Libérer la parole, repérer et signaler : les moyens du 119 - Allô enfance en danger sont renforcés à hauteur de 400 000 euros dès 2020. Les unités d'accueil médico-judiciaire pédiatriques s'appellent désormais des unités d'accueil pédiatriques enfance en danger et seront généralisées sur l'ensemble du territoire d'ici à 2022 (il n'en existe que 58), sur la base d'un cahier des charges national. D'ici à 2022, au moins deux équipes pédiatriques référentes sur les violences faites aux enfants seront désignées par région, pour former les médecins au repérage et au diagnostic des violences, ou pour effectuer des signalements et certificats administratifs et judiciaires.
Protéger les enfants : les peines pour consultation et production de pédopornographie seront alourdies, les contrôles des antécédents judiciaires des professionnels de l'enfance, renforcés. Un fonds de 200 000 euros servira à soutenir l'éducation à la sexualité.
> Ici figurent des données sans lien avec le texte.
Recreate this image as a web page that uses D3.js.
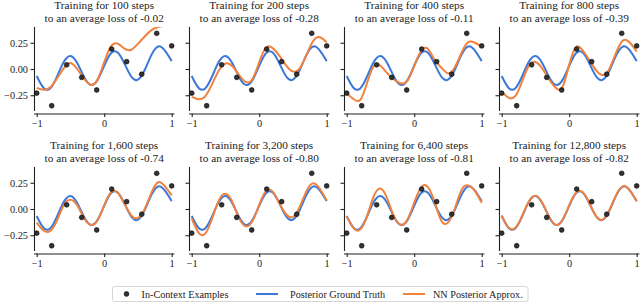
<!DOCTYPE html>
<html>
<head>
<meta charset="utf-8">
<script src="https://cdn.jsdelivr.net/npm/d3@7"></script>
<style>
	body { margin: 0; background: #fff; }
	svg { display: block; font-family: "Liberation Serif", "DejaVu Serif", serif; }
</style>
</head>
<body>
<div id="chart"></div>
<script>
// Panel titles
var steps = ["100", "200", "400", "800", "1,600", "3,200", "6,400", "12,800"];
var losses = ["-0.02", "-0.28", "-0.11", "-0.39", "-0.74", "-0.80", "-0.81", "-0.82"];

// In-context examples (same in every panel)
var exampleX = [-1, -0.778, -0.556, -0.333, -0.111, 0.111, 0.333, 0.556, 0.778, 1];
var exampleY = [-0.23, -0.35, 0.04, -0.08, -0.20, 0.19, 0.07, -0.05, 0.34, 0.22];

// Curve sample positions
var gridX = [-1, -0.9, -0.8, -0.7, -0.6, -0.5, -0.4, -0.3, -0.2, -0.1, 0, 0.1, 0.2, 0.3, 0.4, 0.5, 0.6, 0.7, 0.8, 0.9, 1];

// Posterior ground truth
var truthY = [-0.067, -0.179, -0.185, -0.074, 0.066, 0.124, 0.057, -0.073, -0.151, -0.106, 0.031, 0.150, 0.157, 0.052, -0.071, -0.102, -0.010, 0.134, 0.215, 0.175, 0.075];

// NN posterior approximation after each training length
var approx100 = [-0.18, -0.198, -0.175, -0.091, 0.006, 0.058, 0.0, -0.09, -0.15, -0.102, 0.064, 0.216, 0.241, 0.194, 0.183, 0.24, 0.31, 0.37, 0.40, 0.41, 0.41];
var approx200 = [-0.266, -0.288, -0.26, -0.147, -0.017, 0.053, 0.028, -0.055, -0.123, -0.096, 0.065, 0.203, 0.199, 0.125, 0.033, -0.023, 0.005, 0.134, 0.267, 0.303, 0.255];
var approx400 = [-0.234, -0.285, -0.295, -0.138, 0.026, 0.03, -0.04, -0.10, -0.136, -0.111, 0.03, 0.171, 0.192, 0.09, 0.014, -0.04, 0.015, 0.153, 0.256, 0.25, 0.215];
var approx800 = [-0.218, -0.272, -0.259, -0.122, 0.03, 0.066, 0.005, -0.097, -0.178, -0.174, 0.041, 0.208, 0.177, 0.084, -0.013, -0.058, 0.008, 0.163, 0.273, 0.25, 0.167];
var approx1600 = [-0.13, -0.205, -0.21, -0.11, 0.035, 0.088, 0.035, -0.085, -0.15, -0.11, 0.035, 0.16, 0.155, 0.05, -0.06, -0.085, 0.0, 0.155, 0.255, 0.215, 0.13];
var approx3200 = [-0.09, -0.225, -0.235, -0.095, 0.08, 0.145, 0.07, -0.085, -0.165, -0.115, 0.04, 0.17, 0.165, 0.055, -0.05, -0.075, 0.02, 0.17, 0.245, 0.19, 0.08];
var approx6400 = [-0.07, -0.18, -0.195, -0.07, 0.12, 0.195, 0.10, -0.07, -0.15, -0.10, 0.06, 0.205, 0.21, 0.07, -0.11, -0.13, 0.0, 0.18, 0.225, 0.17, 0.06];
var approx12800 = [-0.06, -0.175, -0.18, -0.07, 0.07, 0.125, 0.06, -0.07, -0.15, -0.105, 0.035, 0.155, 0.16, 0.055, -0.07, -0.10, -0.005, 0.138, 0.218, 0.175, 0.075];
var approxAll = [approx100, approx200, approx400, approx800, approx1600, approx3200, approx6400, approx12800];

// Ticks
var xTicks = [-1, 0, 1];
var yTicks = [-0.25, 0, 0.25];

var legendNames = ["In-Context Examples", "Posterior Ground Truth", "NN Posterior Approx."];

var width = 640, height = 305;
var blue = "#3c78d8", orange = "#f0823e", dotFill = "#333333";
var colStep = 155, rowTop = [27, 167];
var plotW = 140.4, plotH = 84;
var minus = function(s) { return s.replace("-", "\u2212"); };

var svg = d3.select("#chart").append("svg")
		.attr("width", width)
		.attr("height", height);

var x = d3.scaleLinear().domain([-1.04, 1.04]).range([0, plotW]);
var y = d3.scaleLinear().domain([-0.4, 0.4]).range([plotH, 0]);

var line = d3.line()
		.x(function(d) { return x(d[0]); })
		.y(function(d) { return y(d[1]); })
		.curve(d3.curveNatural);

var yFormat = d3.format(".2f");

approxAll.forEach(function(approx, i) {
	var col = i % 4, row = Math.floor(i / 4);
	var g = svg.append("g")
			.attr("transform", "translate(" + (34 + col * colStep) + "," + rowTop[row] + ")");

	g.append("defs").append("clipPath")
			.attr("id", "clip" + i)
		.append("rect")
			.attr("width", plotW)
			.attr("height", plotH);

	// Title
	var title = g.append("text")
			.attr("x", x(0))
			.attr("text-anchor", "middle")
			.style("font-size", "11.3px")
			.attr("fill", "#222");
	title.append("tspan").attr("x", x(0)).attr("y", -18).text("Training for " + steps[i] + " steps");
	title.append("tspan").attr("x", x(0)).attr("y", -5.5).text("to an average loss of " + losses[i]);

	// Left spine (labels only on the first column, the y axis is shared)
	var yAxis = g.append("g")
			.call(d3.axisLeft(y).tickValues(yTicks).tickSize(3.5).tickPadding(2.5)
				.tickFormat(function(d) { return col === 0 ? minus(yFormat(d)) : ""; }));
	yAxis.select(".domain").attr("d", "M0.5," + y(0.4) + "V" + y(-0.4));

	// Bottom spine, offset a little
	var xAxis = g.append("g")
			.attr("transform", "translate(0," + (plotH + 2.5) + ")")
			.call(d3.axisBottom(x).tickValues(xTicks).tickSize(3.5).tickPadding(3)
				.tickFormat(function(d) { return minus(String(d)); }));
	xAxis.select(".domain").attr("d", "M0,0.5H" + plotW);

	[xAxis, yAxis].forEach(function(a) {
		a.selectAll("text").style("font-size", "10.3px").style("font-family", "Liberation Serif").attr("fill", "#222");
		a.selectAll("line, path").attr("stroke", "#222").attr("stroke-width", 1.1);
	});

	var body = g.append("g").attr("clip-path", "url(#clip" + i + ")");

	body.append("path")
			.datum(d3.zip(gridX, truthY))
			.attr("fill", "none")
			.attr("stroke", blue)
			.attr("stroke-width", 2)
			.attr("d", line);

	body.append("path")
			.datum(d3.zip(gridX, approx))
			.attr("fill", "none")
			.attr("stroke", orange)
			.attr("stroke-width", 2)
			.attr("d", line);

	g.selectAll(".dot")
		.data(d3.zip(exampleX, exampleY))
		.enter().append("circle")
			.attr("class", "dot")
			.attr("cx", function(d) { return x(d[0]); })
			.attr("cy", function(d) { return y(d[1]); })
			.attr("r", 2.4)
			.attr("fill", dotFill)
			.attr("stroke", "#000")
			.attr("stroke-width", 0.6);
});

// Legend
var legend = svg.append("g").attr("transform", "translate(112.5,286.5)");
legend.append("rect")
		.attr("width", 415.5)
		.attr("height", 15)
		.attr("rx", 2)
		.attr("fill", "#fff")
		.attr("stroke", "#ccc")
		.attr("stroke-width", 0.8);

var itemX = [14, 143.5, 290.5];
var textX = [29, 177.5, 320.5];
legendNames.forEach(function(name, i) {
	var item = legend.append("g");
	if (i === 0) {
		item.append("circle")
				.attr("cx", itemX[i])
				.attr("cy", 7.5)
				.attr("r", 2.4)
				.attr("fill", dotFill)
				.attr("stroke", "#000")
				.attr("stroke-width", 0.6);
	} else {
		item.append("line")
				.attr("x1", itemX[i])
				.attr("x2", itemX[i] + 22)
				.attr("y1", 7.5)
				.attr("y2", 7.5)
				.attr("stroke", i === 1 ? blue : orange)
				.attr("stroke-width", 2);
	}
	item.append("text")
			.attr("x", textX[i])
			.attr("y", 11)
			.style("font-size", "10.2px")
			.attr("fill", "#222")
			.text(name);
});
</script>
</body>
</html>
Accompagner les victimes : une procédure d'évaluation et de la prise en charge des victimes sera publiée d'ici à 2021. Cinq nouveaux dispositifs de prise en charge du psychotraumatisme seront financés.
Soigner les auteurs : un protocole santé /justice sur la prise en charge des auteurs d'infractions sexuelles doit coordonner dès 2020 hôpitaux psychiatriques et prison pour la prise en charge des auteurs d'infractions sexuelles.
Enfin, le dernier axe vise à mieux connaître le phénomène en développant la recherche.